1) Point out the exceptional things about people that they already know. Maybe your siblings have hobbies or your neighbor goes hunting or your friends have an enormous garden. Look at those things, talk about them, interact with people who are DOING THINGS. It doesn't have to be huge, crazy things- it's new and different and something they might be interested in.  The more concrete it can be (actually helping water that garden or looking at pictures of a trip to Africa or video footage of a space launch that they saw) the more it will settle in. Talk to your kids all the time, tell them about things you read in the paper or you saw on the news or you thought of in the shower. Kids love ideas, and ideas bring possibilities. 

2) Read them good stories. When kids are young (or for some of us who never quite grow up) characters in books are powerful. Read them stories about people who do hard things or new things or exceptional things. Read biographies about presidents and peace makers and innovators and anything else that sparks their interest. Books open up worlds far away and can be a great tool to expose your kids to possibilities. 

3) Take them places you might not usually go. Seriously. I know this seems obvious, but let's face it, if my brother wasn't running that marathon, we would not have loaded up and driven an hour and followed the race all day. But we could have. There are experiences happening all around you, right where you live, that you may not really care about. But try one thing, try one new thing just to give your kids the opportunity.  I'm talking about parades or races or Renaissance fairs or berry picking or the farmer's market or science museum or free jazz concert in the park or anything else. When the Olympic trials comes to town, take them. Even if it's just to walk around and stand outside and then show them on the news that we were standing right outside that building where the Olympics was happening! It might seem inconsequential, but it's a small tap, a little dig of the chisel that is opening up their world to possibility. 

I am NOT saying busy parents make happy kids; what I am saying is that a wide variety of experiences can open their eyes to possibility. I don't want my kids to grow up as a copy of me; I want them to grow up as the best version of them. 

4) Do things you love. A few weeks back I was reading Drew's writing assignment, a new page in his graphic novel that he was writing this spring. He casually mentioned, "Yeah, I'm going to finish the coloring and check it a little more. Some day I might try to get it published."  Publish a book? Where did he get that crazy idea? Oh, right. 

There is nothing quite so inspiring as watching someone live a passionate life. I am NOT claiming that I embody that in any sense, but I do see that as I have pursued my interests, he's watching. He's taking note. He's thinking about the book process, counting the cost, weighing it in his mind. And right there, in the back of his head, is a little seed of possibility that maybe he could write a book. 

If you do things you love, it will inspire your kids to find things that they love. Passionate living is contagious, and your kids could catch a glimpse of that passion in you. 

So plant those possibilities. Water those ideas.
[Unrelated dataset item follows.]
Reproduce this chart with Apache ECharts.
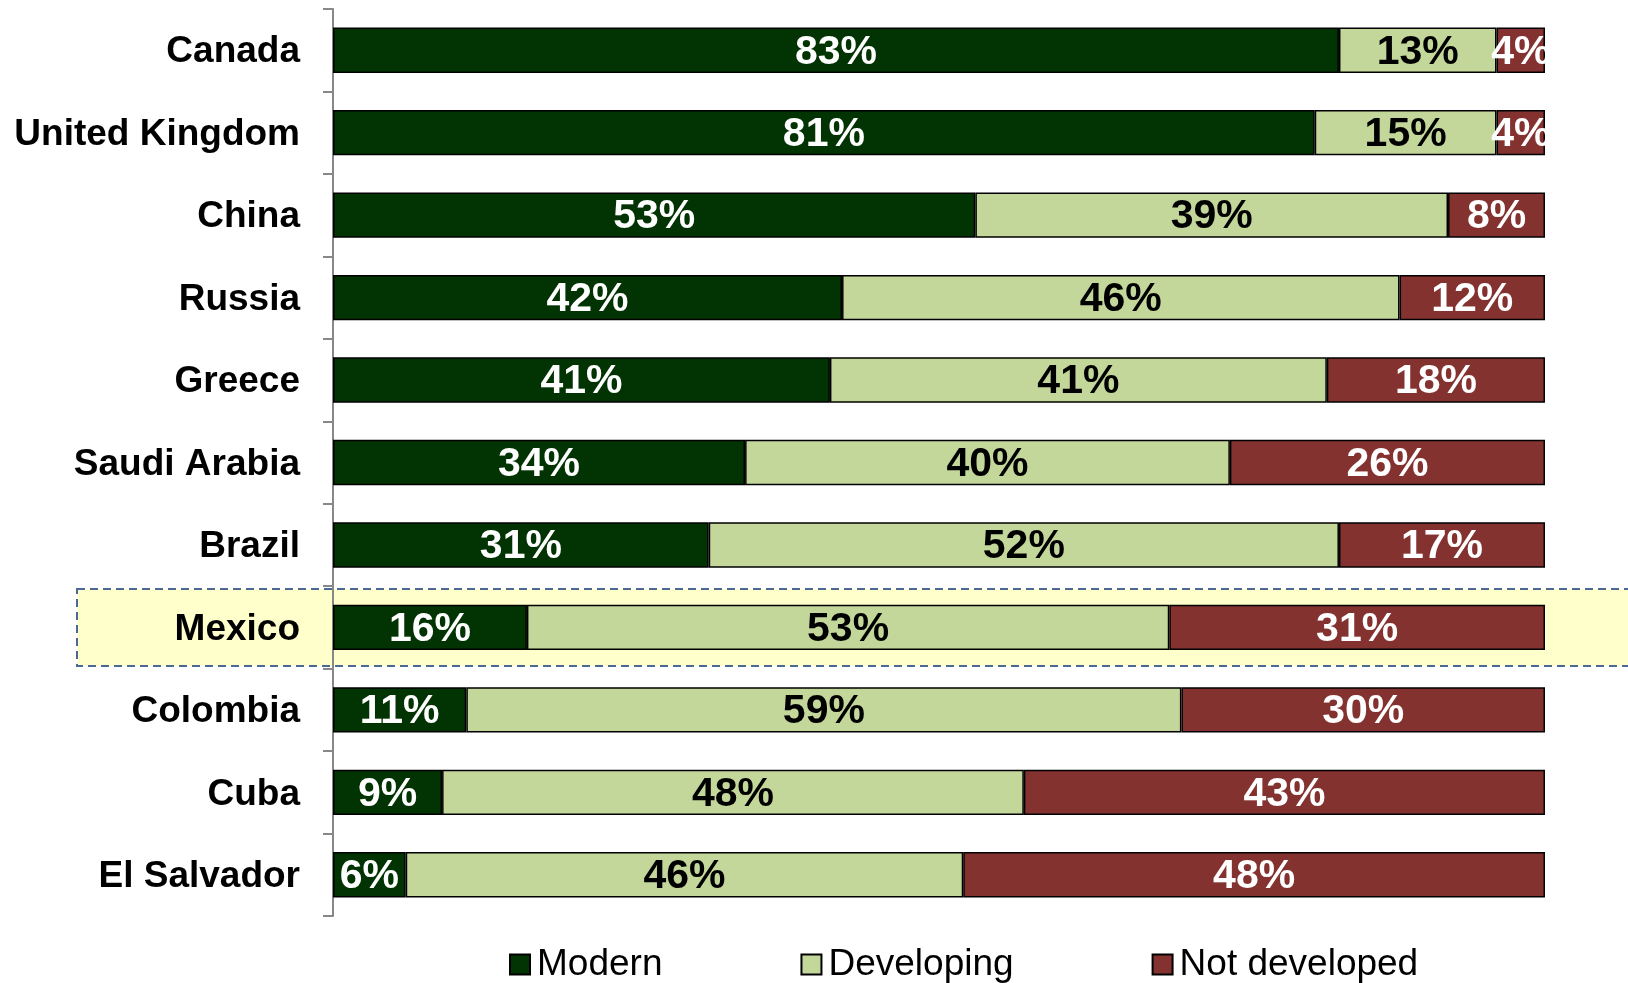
<!DOCTYPE html>
<html>
<head>
<meta charset="utf-8">
<script src="https://cdn.jsdelivr.net/npm/echarts@6/dist/echarts.min.js"></script>
<style>
  html, body { margin: 0; padding: 0; background: #fff; }
  #main { width: 1628px; height: 983px; }
</style>
</head>
<body>
<div id="main"></div>
<script>
// categories, top to bottom
var countries = ["Canada", "United Kingdom", "China", "Russia", "Greece", "Saudi Arabia",
  "Brazil", "Mexico", "Colombia", "Cuba", "El Salvador"];
var modern = [83, 81, 53, 42, 41, 34, 31, 16, 11, 9, 6];
var developing = [13, 15, 39, 46, 41, 40, 52, 53, 59, 48, 46];
var notDeveloped = [4, 4, 8, 12, 18, 26, 17, 31, 30, 43, 48];
var highlighted = "Mexico";

var font = "'Liberation Sans', Arial, sans-serif";

function barSeries(name, data, color, labelColor) {
  return {
    name: name,
    type: "bar",
    stack: "total",
    data: data,
    barWidth: "55%",
    itemStyle: { color: color, borderColor: "#000", borderWidth: 1.5 },
    label: {
      show: true,
      position: "inside",
      offset: [0, 2],
      formatter: "{c}%",
      color: labelColor,
      fontFamily: font,
      fontWeight: "bold",
      fontSize: 41,
    },
    emphasis: { disabled: true },
  };
}

var chart = echarts.init(document.getElementById("main"));
var option = {
  animation: false,
  grid: { left: 333, right: 83, top: 9, bottom: 67 },
  xAxis: {
    type: "value",
    min: 0,
    max: 100,
    show: false,
  },
  yAxis: {
    type: "category",
    inverse: true,
    data: countries,
    axisLine: { show: true, lineStyle: { color: "#888", width: 2 } },
    axisTick: { show: true, length: 10, lineStyle: { color: "#888", width: 2 } },
    axisLabel: {
      color: "#000",
      fontFamily: font,
      fontWeight: "bold",
      fontSize: 37,
      margin: 33,
      formatter: "{n|{value}}",
      rich: { n: { fontFamily: font, fontWeight: "bold", fontSize: 37, color: "#000", padding: [4, 0, 0, 0] } },
    },
  },
  legend: {
    left: 509,
    top: 946,
    padding: 0,
    icon: "rect",
    itemWidth: 20,
    itemHeight: 20,
    itemGap: 138,
    textStyle: { fontFamily: font, fontSize: 37, color: "#000", padding: [0, 0, 0, 2] },
    data: ["Modern", "Developing", "Not developed"],
  },
  series: [
    barSeries("Modern", modern, "#023302", "#fff"),
    barSeries("Developing", developing, "#C4D79B", "#000"),
    barSeries("Not developed", notDeveloped, "#843230", "#fff"),
  ],
};
chart.setOption(option);

// highlight band around the selected country, taken from the axis scale
var idx = countries.indexOf(highlighted);
var yc = chart.convertToPixel({ yAxisIndex: 0 }, countries[idx]);
var yn = chart.convertToPixel({ yAxisIndex: 0 }, countries[idx + 1]);
var band = Math.abs(yn - yc);
chart.setOption({
  graphic: [{
    type: "rect",
    z: -10,
    shape: { x: 77, y: yc - band * 0.467, width: 1700, height: band * 0.934 },
    style: { fill: "#FFFFCC", stroke: "#4A6A94", lineWidth: 2, lineDash: [8, 5] },
  }],
});
</script>
</body>
</html>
Weed out the self doubt that will follow as dreams try to grow.  Who knows what you will harvest in the end, or how those little lives will be richer for the planting. 

Either way- so much is possible. 


Teresa said...

Malcolm Gladwell
Find it.
Devour it.

Jenni said...

Awesome thoughts! Now to process through what will work for my family.

Nicole @ she-laughs said...

I love the way you love people, friend... especially the little people surrounding you.